Anyway. Thank you, BSG production team, for several wonderful seasons. I loved how intensely political and challenging and philosophical you were. Conceptually you were the best thing on TV for a while. Your action kicked ass, as did almost every character you came up with, and almost every arc you gave those characters. I feel a bit let down, but not enough to stop loving all the things you got so right, even if it now looks like a fair few of them might have been accidental.

Despite all my issues with the finale, and now the series itself, I’m still looking forward to ‘The Plan’. Jane Espenson is a bloody good writer. I will also undoubtedly check Caprica, the prequel series, out when it happens.

– – –

“[…] The finale was good enough, but it wasn’t good or memorable or special, like so much of the show was. They didn’t tell us what Starbuck was because they didn’t know. They didn’t have an interesting plot because they were out of ideas. And it ultimately suffered because they didn’t take any chances. A disappointing ending to a great series. But it was good enough. At least they stopped at the right time.”

“Loved the action. The ending just showed the writers had no “big picture” for the series. They just winged it and that’s why the ending was poor.”

“Regardless of how Moore tries to make the non-resolution of the mysteries surrounding Kara sound like an artistic choice, the reality is he wrote himself into a corner and couldn’t figure a way out. So we’re left with “it’s a miracle, God did it,” which is about as lame as “it was all a dream.” This, combined with the inexplicable choice to abandon the colonial way of life after struggling for so long against impossible odds to preserve it, and the fact that Hera didn’t really matter at all in the end, made the finale extremely disappointing. There were some great character moments, sure, but the story just fell flat in the end.”
– AND –
“I think how people feel about the mystical/religious stuff depends on our different expectations as we watched the show develop. I liked the religious themes when they were subtle and open to interpretation. All along, the Galactica universe included visions, prophesies, and guidance from non-physical beings that might be real or might be imaginary or might have a scientific explanation in the end. I would have been fine with things like the Pythian prophesies, the opera house vision, and even the head characters remaining possibly mystical and ultimately open to interpretation in the end. But I always expected more solid explanations for very concrete plot elements like Starbuck’s resurrection and the Dylan song.

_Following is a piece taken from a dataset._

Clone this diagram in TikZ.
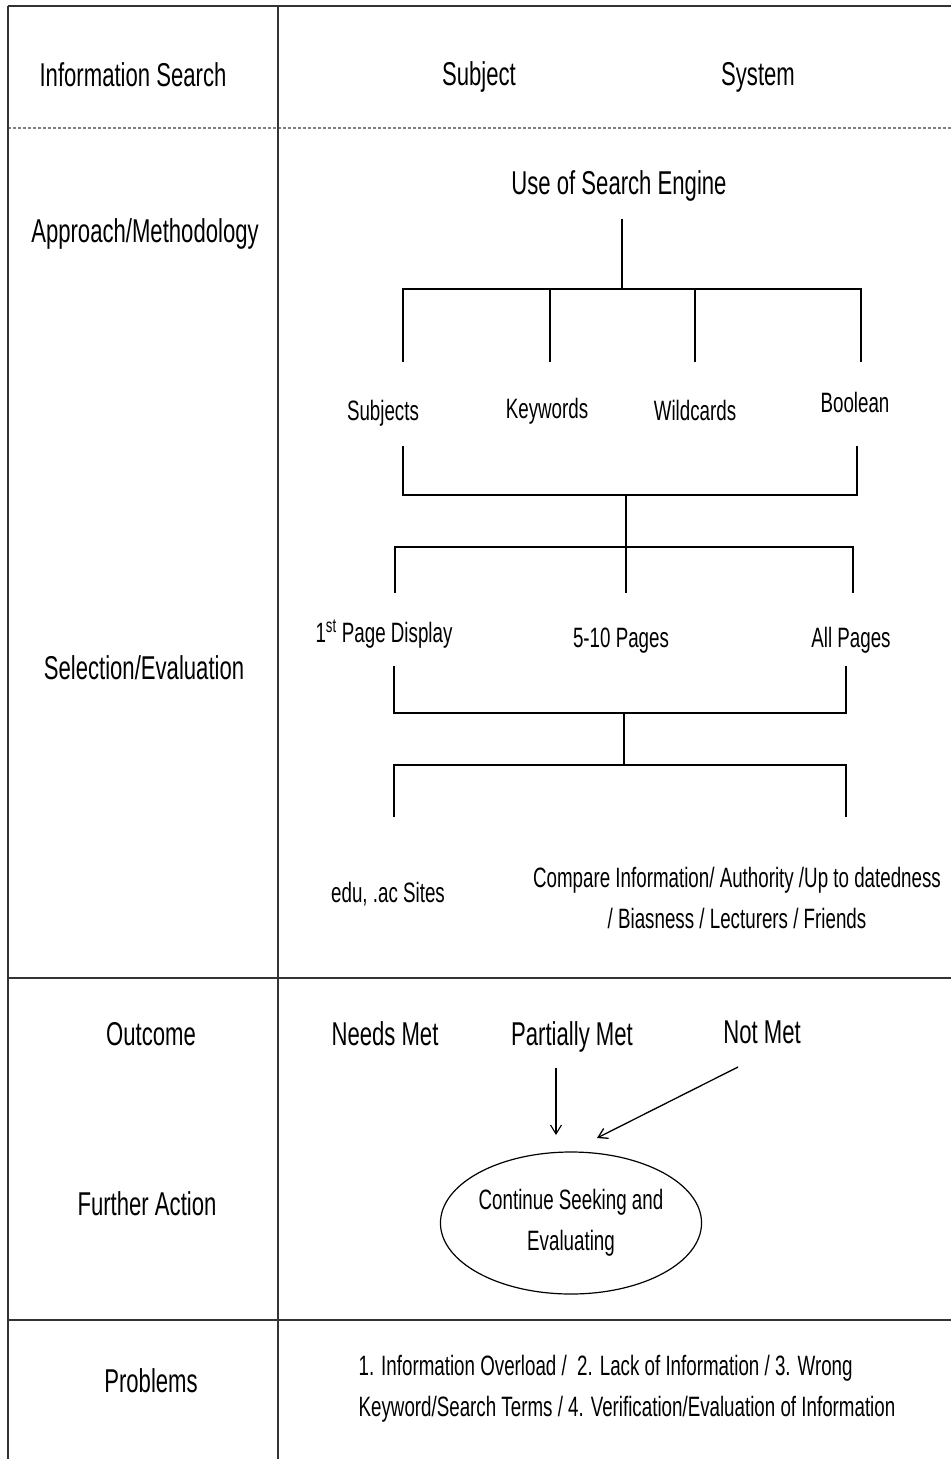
\documentclass[tikz,border=0pt]{standalone}
\usepackage{fontspec}
\setmainfont[FakeStretch=0.67]{Liberation Sans}
\usetikzlibrary{arrows.meta,shapes.geometric}
\newcommand\labfont{\fontsize{33}{40}\selectfont}
\newcommand\txtfont{\fontsize{28}{41}\selectfont}

\begin{document}
\begin{tikzpicture}
[x=1pt, y=-1pt, nodes={inner sep=0pt, text height=20pt, text depth=0pt, font=\txtfont},
 lab/.style={font=\labfont, text height=24pt},
 multi/.style={text height={}, text depth={}},
 >={Straight Barb[length=9pt, width=11pt]}, line width=1.3pt]
\useasboundingbox (0,0) rectangle (951,1459);

% table frame
\draw [line width=2.2pt, black!80] (8,6) -- (951,6);
\draw [line width=1.5pt, black!50, dash pattern=on 3pt off 2pt] (8,128) -- (951,128);
\draw [line width=2.2pt, black!80] (8,978) -- (951,978);
\draw [line width=2.2pt, black!80] (8,1320) -- (951,1320);
\draw [line width=1.2pt, black!80] (8,6) -- (8,1459);
\draw [line width=1.2pt, black!80] (278,6) -- (278,1459);

% left column and header
\node (InfoSearch) at (133,74) [lab] {Information Search};
\node (Subject) at (479,73) [lab] {Subject};
\node (System) at (758,73) [lab] {System};
\node (Approach) at (145,230) [lab] {Approach/Methodology};
\node (Selection) at (144,667) [lab] {Selection/Evaluation};
\node (Outcome) at (151,1033) [lab] {Outcome};
\node (Further) at (147,1203) [lab] {Further Action};
\node (Problems) at (151,1380) [lab] {Problems};

% search engine tree
\node (Use) at (619,182) [lab] {Use of Search Engine};
\coordinate (Fork1) at (622,289);
\coordinate (B1a) at (403,362);
\coordinate (B1b) at (550,362);
\coordinate (B1c) at (695,362);
\coordinate (B1d) at (861,362);
\draw [shorten <=24pt] (Use.south -| Fork1) -- (Fork1);
\draw (B1a) |- (Fork1) -| (B1d);
\draw (B1b) -- (B1b |- Fork1);
\draw (B1c) -- (B1c |- Fork1);

\node (Subjects) at (383,410) {Subjects};
\node (Keywords) at (547,408) {Keywords};
\node (Wildcards) at (695,410) {Wildcards};
\node (Boolean) at (855,402) {Boolean};

\coordinate (B2a) at (403,446);
\coordinate (B2b) at (857,446);
\coordinate (Merge2) at (626,495);
\coordinate (Fork2) at (626,547);
\coordinate (B3a) at (395,593);
\coordinate (B3b) at (626,593);
\coordinate (B3c) at (853,593);
\draw (B2a) |- (Merge2) -| (B2b);
\draw (Merge2) -- (Fork2);
\draw (B3a) |- (Fork2) -| (B3c);
\draw (Fork2) -- (B3b);

\node (FirstPage) at (384,632) {1\textsuperscript{st} Page Display};
\node (FiveTen) at (621,637) {5-10 Pages};
\node (AllPages) at (851,637) {All Pages};

\coordinate (B4a) at (394,666);
\coordinate (B4b) at (846,666);
\coordinate (Merge4) at (624,713);
\coordinate (Fork4) at (624,765);
\coordinate (B5a) at (394,817);
\coordinate (B5b) at (846,817);
\draw (B4a) |- (Merge4) -| (B4b);
\draw (Merge4) -- (Fork4);
\draw (B5a) |- (Fork4) -| (B5b);

\node (Sites) at (388,892) {edu, .ac Sites};
\node (Compare) at (737,898) [multi, align=center]
  {Compare Information/ Authority /Up to datedness\\/ Biasness / Lecturers / Friends};

% outcome
\node (NeedsMet) at (385,1033) [lab] {Needs Met};
\node (Partial) at (572,1033) [lab] {Partially Met};
\node (NotMet) at (762,1031) [lab] {Not Met};
\node (Cont) at (571,1223) [ellipse, draw, line width=1.2pt, minimum width=260pt,
  minimum height=142pt, multi, align=center]
  {Continue Seeking and\\Evaluating};
\coordinate (PartHead) at (556,1135);
\coordinate (NotTail) at (738,1067);
\coordinate (NotHead) at (597,1138);
\draw [->, line width=1.1pt, shorten <=22pt] (Partial.south -| PartHead) -- (PartHead);
\draw [->, line width=1.3pt] (NotTail) -- (NotHead);

% problems
\node (ProblemList) at (358,1389) [anchor=west, multi, align=left]
  {1. Information Overload /~~2. Lack of Information / 3. Wrong\\Keyword/Search Terms / 4. Verification/Evaluation of Information};
\end{tikzpicture}
\end{document}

So, for me, the finale suddenly changed the rules of the universe. We went from a universe with subtle, possibly-mystical elements that were very open to interpretation to a universe where God physically resurrects Starbuck, replicates an antique Viper for her to fly, whisks her body away to Earth for her to later discover, etc. Others will disagree, but I would contend that nothing in the series previously set us up to expect that this was a universe where such overtly supernatural things occur. I guess some folks took the God stuff very literally all along, took the head characters at their word when they said they were angels, etc. — I was expecting something more in synch with the subtle, ambiguous role religion plays in the rest of the series.”